May 2012Articles In the Zone

On April 25, 2012, Florida’s Third District Court of Appeal filed an opinion reversing a trial court’s decision denying a defendant’s motion to compel arbitration. In MV Insurance Consultants, LLC et al. v. NAFH National Bank (Fla. 3d DCA 2012), MV Insurance Consultants, LLC, Dadeland Financial Associates, Inc., Maribel Viego Argomaniz, and Alberto Argomaniz (collectively, the “Borrower”) argued that the trial court erred in not enforcing an arbitration provision in one of its loan documents with NAFH National Bank, the successor in interest to Metrobank of Dade County (the “Lender”).

On October 22, 2007, the Borrower executed a series of loan documents relative to issuance of a commercial loan from the Lender. These documents included a promissory note, a security agreement, a guaranty, and an instrument entitled “Collateral Assignment of Termination Payments and Economic Interests Agreement” (the “Collateral Assignment”). The latter instrument contained the following provision:

ARBITRATION: Any controversy or dispute arising out of or relating to this Agreement or to any portion thereof shall be settled by arbitration in accordance with the Rules of the American Arbitration Association . . . and judgment upon the award of the Arbitration shall be binding upon parties hereto and may be entered into any court having jurisdiction thereof, all rights to appear and review being hereby waived by all parties.

When the Borrower defaulted on the promissory note, the Lender sought to foreclosure under the security agreement. The Borrower sought to enforce the arbitration provision in the collateral assignment and entered a motion to compel arbitration, which was denied by the trial court. The
Borrower subsequently appealed to the Third District Court, which reviewed the matter de novo.

Citing Boston Bank of Commerce v. Morejon, 786 So.2d 1245 (Fla. 3d DCA 2001), the court noted that, “[i]t is well-established that Florida law and public policy strongly favors arbitration, and courts are encouraged to resolve all doubts in favor of arbitration.” The court further noted that the parties’ intent is the paramount consideration in determining whether or not a particular dispute is subject to arbitration (citing Seifert v. U.S. Home Corp., 750 So.2d 633, 636 (Fla. 1999); Pacemaker Corp. v. Aaron T. Euster, 357 So.2d 208, 211 (Fla. 3d DCA 1978)).

The Lender argued that: (i) excepting the collateral assignment, none of the other loan documents contained arbitration provisions; and (ii) the collateral assignment was (as its name implies, a “collateral agreement” which should not be construed as partof the presumably more significant loan documents. The Lender cited an array of Florida case law (LBC Design & Constr. v. Serruya, 57 So.3d 994 (Fla. 3d DCA 2011); Gen. Impact Glass & Windows Corp. v. Rollac Shutter of Tex., Inc., 8 So.3d 1165 (Fla. 3d DCA 2009); Temple Emanu-El of Greater Fort Lauderdale v. Tremarco Indus., Inc. 705 So.2d 983 (Fla. 4th DCA 1988) to support that it is possible.

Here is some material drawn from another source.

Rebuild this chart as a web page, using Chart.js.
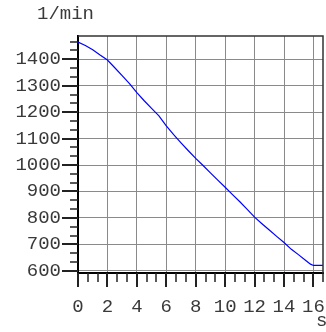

The court discredited the Lender’s assertion, countering that the aforementioned cases were distinguished by the fact that the “collateral” nature of the subject instrument in each case was premised not upon the significance of the document, but rather the fact that it was not executed by both parties or attached to a [more substantive] agreement. The court also observed that:

Documents executed by the same parties, on or near the same time, and concerning the same transaction or subject matter are generally construed together as a single contract. Where a writing expressly refers to and sufficiently describes another document, the other document, or so much of it as is referred to, is to be interpreted as part of the writing (citing Quix Snaxx, Inc. v. Sorensen, 710 So.2d 152, 153 (Fla. 3d DCA 1998).

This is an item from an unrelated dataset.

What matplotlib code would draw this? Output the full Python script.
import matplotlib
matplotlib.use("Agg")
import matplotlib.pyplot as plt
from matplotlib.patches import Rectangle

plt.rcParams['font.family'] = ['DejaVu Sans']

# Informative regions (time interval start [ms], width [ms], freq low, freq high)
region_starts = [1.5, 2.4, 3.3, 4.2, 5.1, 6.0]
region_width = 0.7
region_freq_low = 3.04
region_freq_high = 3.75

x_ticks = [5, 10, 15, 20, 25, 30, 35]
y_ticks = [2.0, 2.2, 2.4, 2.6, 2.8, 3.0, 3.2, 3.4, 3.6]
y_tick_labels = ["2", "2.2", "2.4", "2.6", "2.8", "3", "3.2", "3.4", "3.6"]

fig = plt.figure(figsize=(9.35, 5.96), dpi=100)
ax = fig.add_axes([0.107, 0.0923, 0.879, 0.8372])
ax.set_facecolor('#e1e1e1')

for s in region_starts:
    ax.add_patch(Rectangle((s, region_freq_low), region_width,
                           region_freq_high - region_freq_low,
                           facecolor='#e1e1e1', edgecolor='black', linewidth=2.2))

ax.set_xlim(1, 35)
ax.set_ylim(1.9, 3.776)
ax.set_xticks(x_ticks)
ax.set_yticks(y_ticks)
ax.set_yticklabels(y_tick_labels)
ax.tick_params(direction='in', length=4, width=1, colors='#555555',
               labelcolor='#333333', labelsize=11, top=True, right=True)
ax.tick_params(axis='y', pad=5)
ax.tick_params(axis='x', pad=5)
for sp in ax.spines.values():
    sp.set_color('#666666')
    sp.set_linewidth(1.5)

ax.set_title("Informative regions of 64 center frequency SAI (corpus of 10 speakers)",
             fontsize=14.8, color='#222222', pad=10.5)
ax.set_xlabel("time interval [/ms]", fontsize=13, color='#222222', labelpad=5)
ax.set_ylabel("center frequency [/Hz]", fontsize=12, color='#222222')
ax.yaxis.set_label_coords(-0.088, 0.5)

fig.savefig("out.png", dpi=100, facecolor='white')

In finding in favor of the Appellant, the court opined that references toother loan documents in the collateral assignment, coupled with the contemporaneous execution thereof, was sufficient to conclude that the parties evidenced an intent to apply mandatory arbitration to disputes arising under any of the loan documents.

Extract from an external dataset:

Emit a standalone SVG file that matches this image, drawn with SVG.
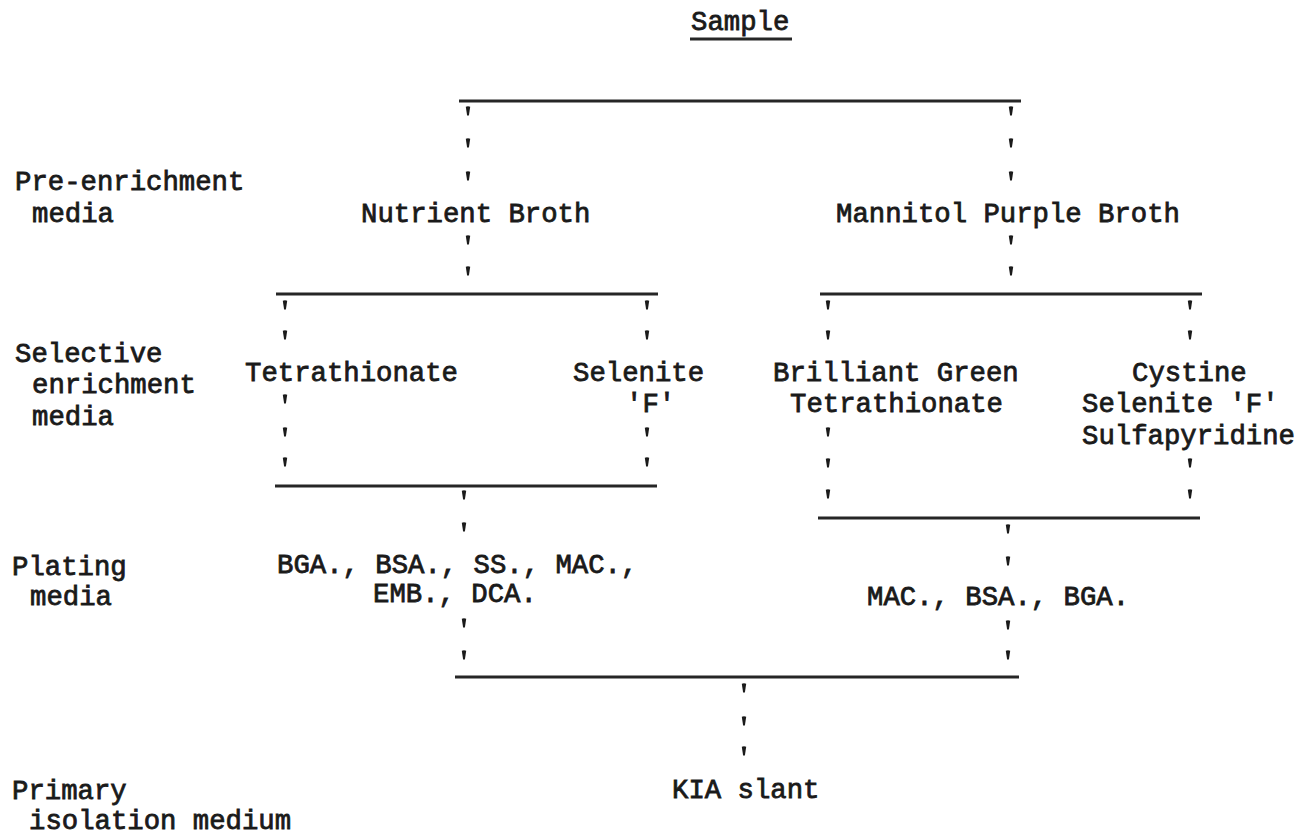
<svg xmlns="http://www.w3.org/2000/svg" xmlns:xlink="http://www.w3.org/1999/xlink" width="1309" height="837" viewBox="0 0 1309 837">
<style>
  text { font-family: "Liberation Mono", "Courier New", monospace; font-size: 27.3px; fill: #1a1a1a; stroke: #1a1a1a; stroke-width: 0.8px; }
  .hl { stroke: #262626; stroke-width: 2.8; fill: none; }
  .tick { fill: #1a1a1a; }
</style>
<defs>
  <path id="t" d="M -2.2,-4.2 Q 0,-5.4 2.2,-4.2 L 0.9,4.4 L -0.9,4.4 Z"/>
</defs>
<rect width="1309" height="837" fill="#ffffff"/>

<g id="labels">
  <text x="15" y="190">Pre-enrichment</text>
  <text x="32" y="222">media</text>
  <text x="15" y="362">Selective</text>
  <text x="32" y="393">enrichment</text>
  <text x="32" y="425">media</text>
  <text x="12" y="575">Plating</text>
  <text x="30" y="605">media</text>
  <text x="12" y="799">Primary</text>
  <text x="29" y="829">isolation medium</text>
</g>

<g id="sample">
  <text x="691" y="30">Sample</text>
  <line class="hl" x1="690" y1="39" x2="792" y2="39"/>
</g>
<g id="nutrient-broth"><text x="361" y="222">Nutrient Broth</text></g>
<g id="mannitol-purple-broth"><text x="836" y="222">Mannitol Purple Broth</text></g>
<g id="tetrathionate"><text x="245" y="381">Tetrathionate</text></g>
<g id="selenite-f">
  <text x="573" y="381">Selenite</text>
  <text x="626" y="412">'F'</text>
</g>
<g id="brilliant-green-tetrathionate">
  <text x="773" y="381">Brilliant Green</text>
  <text x="790" y="412">Tetrathionate</text>
</g>
<g id="cystine-selenite">
  <text x="1132" y="381">Cystine</text>
  <text x="1082" y="412">Selenite 'F'</text>
  <text x="1082" y="444">Sulfapyridine</text>
</g>
<g id="plating-left">
  <text x="277" y="573">BGA., BSA., SS., MAC.,</text>
  <text x="373" y="602">EMB., DCA.</text>
</g>
<g id="plating-right"><text x="867" y="605">MAC., BSA., BGA.</text></g>
<g id="kia-slant"><text x="672" y="798">KIA slant</text></g>

<g id="connectors">
  <line class="hl" x1="459" y1="101" x2="1021" y2="101"/>
  <line class="hl" x1="276" y1="294" x2="658" y2="294"/>
  <line class="hl" x1="820" y1="294" x2="1202" y2="294"/>
  <line class="hl" x1="275" y1="486" x2="657" y2="486"/>
  <line class="hl" x1="818" y1="518" x2="1200" y2="518"/>
  <line class="hl" x1="455" y1="677" x2="1019" y2="677"/>
  <g class="tick">
    <use xlink:href="#t" x="468" y="111"/><use xlink:href="#t" x="468" y="143"/><use xlink:href="#t" x="468" y="176"/>
    <use xlink:href="#t" x="468" y="240"/><use xlink:href="#t" x="468" y="271"/>
    <use xlink:href="#t" x="1011" y="111"/><use xlink:href="#t" x="1011" y="143"/><use xlink:href="#t" x="1011" y="176"/>
    <use xlink:href="#t" x="1011" y="240"/><use xlink:href="#t" x="1011" y="271"/>
    <use xlink:href="#t" x="285" y="305"/><use xlink:href="#t" x="285" y="335"/>
    <use xlink:href="#t" x="285" y="399"/><use xlink:href="#t" x="285" y="432"/><use xlink:href="#t" x="285" y="462"/>
    <use xlink:href="#t" x="647" y="305"/><use xlink:href="#t" x="647" y="335"/>
    <use xlink:href="#t" x="647" y="432"/><use xlink:href="#t" x="647" y="462"/>
    <use xlink:href="#t" x="828" y="305"/><use xlink:href="#t" x="828" y="335"/>
    <use xlink:href="#t" x="828" y="432"/><use xlink:href="#t" x="828" y="463"/><use xlink:href="#t" x="828" y="494"/>
    <use xlink:href="#t" x="1190" y="305"/><use xlink:href="#t" x="1190" y="335"/>
    <use xlink:href="#t" x="1190" y="463"/><use xlink:href="#t" x="1190" y="494"/>
    <use xlink:href="#t" x="464" y="495"/><use xlink:href="#t" x="464" y="527"/>
    <use xlink:href="#t" x="464" y="623"/><use xlink:href="#t" x="464" y="655"/>
    <use xlink:href="#t" x="1008" y="529"/><use xlink:href="#t" x="1008" y="561"/>
    <use xlink:href="#t" x="1008" y="625"/><use xlink:href="#t" x="1008" y="655"/>
    <use xlink:href="#t" x="744" y="688"/><use xlink:href="#t" x="744" y="721"/><use xlink:href="#t" x="744" y="751"/>
  </g>
</g>
</svg>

Interestingly, since the U.S. Supreme Court upheld a mandatory arbitration clause in AT&T Mobility v. Concepcion, 2011 WL 159156 (U.S. 2011), there is a growing trend amongst lenders to restructure their loan documents to include arbitration provisions. Notwithstanding the ruling in AT&T Mobility, should lenders seek to impose mandatory arbitration, the take-away from MV Insurance Consultants is that lenders and their counsel need to ensure that arbitration provisions are applied universally and uniformly in all loan instruments.